Lessons learned: why equality is the key
Co-opting the policy agendas of far-right populist parties is not a winning strategy for Social Democrats for two main reasons. First, the electorates of centre-left and far-right populist parties have considerably different stances, especially on immigration. The percentage of voters with immigration concerns among the centre-left electorate is quite low. The few that that do have immigration concerns are still primarily driven by economic considerations. These voters are highly unlikely to be attracted to culturalist arguments of right-wing populist parties, and may abandon centre-left parties if they adopt such positions. While Social Democrats may attract a small number of far-right populist voters through policy accommodation, they will likely alienate a much larger proportion of centre-left voters. Second, ‘copycat’ strategies that extend well beyond an issue that a party ‘owns’ are rarely electorally successful. All that this type of policy accommodation will do is increase the salience of the immigration issue, thus running the danger of further inflating support for far-right populist parties by pushing voters directly to those parties that ‘own’ this issue.

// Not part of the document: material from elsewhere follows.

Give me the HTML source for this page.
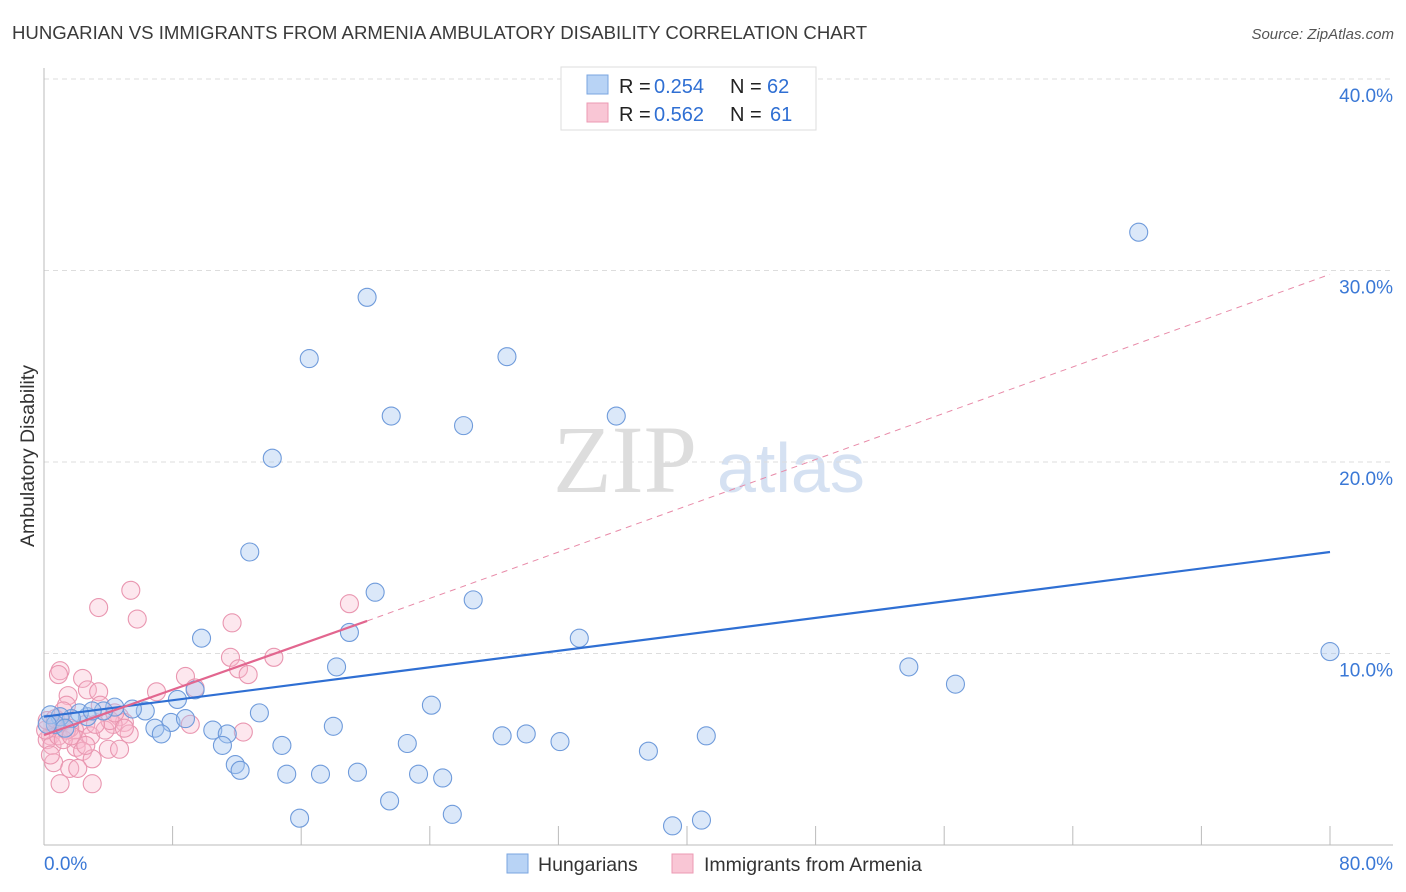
<!DOCTYPE html>
<html><head><meta charset="utf-8"><style>
body{margin:0;background:#fff;font-family:"Liberation Sans",sans-serif}
</style></head><body>
<svg id="c" width="1406" height="892" style="display:block">
<text x="12" y="39" font-size="18.6" fill="#3a3a3a">HUNGARIAN VS IMMIGRANTS FROM ARMENIA AMBULATORY DISABILITY CORRELATION CHART</text>
<text x="1394" y="39" font-size="15" fill="#555" font-style="italic" text-anchor="end">Source: ZipAtlas.com</text>
<text x="34" y="456" font-size="19.5" fill="#333" text-anchor="middle" transform="rotate(-90 34 456)">Ambulatory Disability</text>
<g><text x="553" y="492" font-size="96" font-family="Liberation Serif,serif" fill="#ddd">ZIP</text><text x="717" y="492" font-size="70" fill="#d5e1f2">atlas</text></g>
<g id="grid"></g><g id="axes"></g><g id="pts"></g><g id="lines"></g>
<g>
<rect x="561" y="67" width="255" height="63" fill="#fff" stroke="#ddd"/>
<rect x="587" y="75" width="21" height="19" fill="#b8d3f5" stroke="#7aa6e0"/>
<rect x="587" y="103" width="21" height="19" fill="#f9c6d5" stroke="#ec9ab3"/>
<text x="619" y="93" font-size="20" fill="#222">R =</text><text x="654" y="93" font-size="20" fill="#2f6fd3">0.254</text>
<text x="730" y="93" font-size="20" fill="#222">N =</text><text x="767" y="93" font-size="20" fill="#2f6fd3">62</text>
<text x="619" y="121" font-size="20" fill="#222">R =</text><text x="654" y="121" font-size="20" fill="#2f6fd3">0.562</text>
<text x="730" y="121" font-size="20" fill="#222">N =</text><text x="770" y="121" font-size="20" fill="#2f6fd3">61</text>
</g>
<g>
<rect x="507" y="854" width="21" height="19" fill="#b8d3f5" stroke="#7aa6e0"/>
<text x="538" y="871" font-size="19.5" fill="#333">Hungarians</text>
<rect x="672" y="854" width="21" height="19" fill="#f9c6d5" stroke="#ec9ab3"/>
<text x="704" y="871" font-size="19.5" fill="#333">Immigrants from Armenia</text>
</g>
</svg>
<script>
const xTicks=[0,8,16,24,32,40,48,56,64,72,80];
const yTicks=[10,20,30,40];
const yTickLabels=["10.0%","20.0%","30.0%","40.0%"];
const blueX=[68.1,20.1,16.5,28.8,21.6,26.1,35.6,14.2,12.8,20.6,26.7,19.0,9.8,33.3,80.0,53.8,56.7,18.2,8.3,9.4,13.4,24.1,18.0,28.5,30.0,32.1,22.6,14.8,10.5,11.4,11.1,7.9,8.8,6.9,7.3,11.9,12.2,15.1,17.2,19.5,23.3,24.8,37.6,41.2,21.5,15.9,25.4,39.1,40.9,6.3,5.5,4.4,3.7,2.7,2.2,1.7,1.0,0.4,0.7,0.2,1.3,3.0];
const blueY=[32.0,28.6,25.4,25.5,22.4,21.9,22.4,20.2,15.3,13.2,12.8,11.1,10.8,10.8,10.1,9.3,8.4,9.3,7.6,8.1,6.9,7.3,6.2,5.7,5.8,5.4,5.3,5.2,6.0,5.8,5.2,6.4,6.6,6.1,5.8,4.2,3.9,3.7,3.7,3.8,3.7,3.5,4.9,5.7,2.3,1.4,1.6,1.0,1.3,7.0,7.1,7.2,7.0,6.7,6.9,6.6,6.7,6.8,6.3,6.3,6.1,7.0];
const pinkX=[5.4,3.4,5.8,19.0,11.7,11.6,12.1,12.7,14.3,8.8,7.0,9.4,1.0,0.9,2.4,1.5,2.7,3.4,1.4,3.5,9.1,12.4,4.7,5.0,4.3,5.3,2.6,1.9,1.1,0.7,0.4,0.2,0.5,2.1,2.9,0.9,1.6,0.1,2.0,2.4,4.0,4.7,0.6,3.0,1.6,2.1,1.0,3.0,0.2,1.2,0.7,1.4,3.8,4.1,1.7,3.2,0.4,2.6,1.2,4.4,5.0];
const pinkY=[13.3,12.4,11.8,12.6,11.6,9.8,9.2,8.9,9.8,8.8,8.0,8.2,9.1,8.9,8.7,7.8,8.1,8.0,7.3,7.3,6.3,5.9,6.7,6.4,6.3,5.8,6.3,6.0,6.4,6.1,5.7,5.5,5.2,5.5,5.7,5.7,6.1,6.0,5.1,4.9,5.0,5.0,4.3,4.5,4.0,4.0,3.2,3.2,6.5,5.5,6.6,6.0,6.0,6.5,5.7,6.3,4.7,5.2,7.0,6.9,6.1];
const blueFit=[[0,6.7],[80,15.3]];
const pinkFit=[[0,5.74],[20.1,11.7]];
const pinkDash=[[20.1,11.7],[80,29.8]];
const NS="http://www.w3.org/2000/svg";
const X=v=>44+v*16.075, Y=v=>845-v*19.15;
function mk(t,a,p){const e=document.createElementNS(NS,t);for(const k in a)e.setAttribute(k,a[k]);p.appendChild(e);return e;}
const grid=document.getElementById('grid'),axes=document.getElementById('axes'),pts=document.getElementById('pts'),lines=document.getElementById('lines');
yTicks.forEach((t,i)=>{
 const l=mk('line',{x1:44,x2:1393,y1:Y(t),y2:Y(t),stroke:'#ddd','stroke-dasharray':'5,4'},grid);
 
 
 const tx=mk('text',{x:1393,y:Y(t)+23,'font-size':19,fill:'#3a78d6','text-anchor':'end'},axes);
 tx.textContent=yTickLabels[i];
 
 
});
const al=mk('line',{x1:44,x2:44,y1:68,y2:845,stroke:'#bbb'},axes);


const bl=mk('line',{x1:44,x2:1393,y1:845,y2:845,stroke:'#bbb'},axes);


xTicks.forEach(t=>{
 const l=mk('line',{x1:X(t),x2:X(t),y1:826,y2:845,stroke:'#bbb'},axes);
 
 
});
const x0=mk('text',{x:44,y:870,'font-size':19,fill:'#3a78d6'},axes);x0.textContent='0.0%';


const x1=mk('text',{x:1393,y:870,'font-size':19,fill:'#3a78d6','text-anchor':'end'},axes);x1.textContent='80.0%';


pinkX.forEach((v,i)=>{
 const c=mk('circle',{cx:X(v),cy:Y(pinkY[i]),r:9,fill:'rgba(248,185,205,0.35)',stroke:'#e996b0','stroke-width':1.1},pts);
 
 
});
blueX.forEach((v,i)=>{
 const c=mk('circle',{cx:X(v),cy:Y(blueY[i]),r:9,fill:'rgba(165,198,240,0.4)',stroke:'#6f9bdb','stroke-width':1.1},pts);
 
 
});
const d=mk('line',{x1:X(pinkDash[0][0]),y1:Y(pinkDash[0][1]),x2:X(pinkDash[1][0]),y2:Y(pinkDash[1][1]),stroke:'#e88aa8','stroke-width':1,'stroke-dasharray':'6,5'},lines);


const b=mk('line',{x1:X(blueFit[0][0]),y1:Y(blueFit[0][1]),x2:X(blueFit[1][0]),y2:Y(blueFit[1][1]),stroke:'#2f6fd3','stroke-width':2.2},lines);


const p=mk('line',{x1:X(pinkFit[0][0]),y1:Y(pinkFit[0][1]),x2:X(pinkFit[1][0]),y2:Y(pinkFit[1][1]),stroke:'#e2668f','stroke-width':2.2},lines);


</script>
</body></html>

A better strategy for Social Democrats is to reclaim ownership of the issue they know best: (in)equality. Successful strategies will be those that galvanise the centre-left’s core voter base and mobilise beyond it by addressing the (economic) grievances that concern large parts of the electorate. Indeed, voters concerned about inequality are numerically substantial. These concerns are not niche, especially within the current climate of rising inflation. There is widespread concern among people about access to housing and health, working conditions, job security and equal opportunities. Women need equal pay, families need affordable childcare, young people need reassuring employment prospects, pensioners expect some security for their retirement, and new middle-class individuals support welfare states that offer them a sense of security. These groups need concrete and effective proposals that will incentivise them, protect them, and provide them with high quality public services. Social Democrats must speak to these voters by clearly articulating a vision of an equitable society and by proposing a credible plan to implement this vision. Pioneering a strategy that centres on an issue Social Democrats credibly ‘own’ will allow them to re-build their own broad voter coalitions.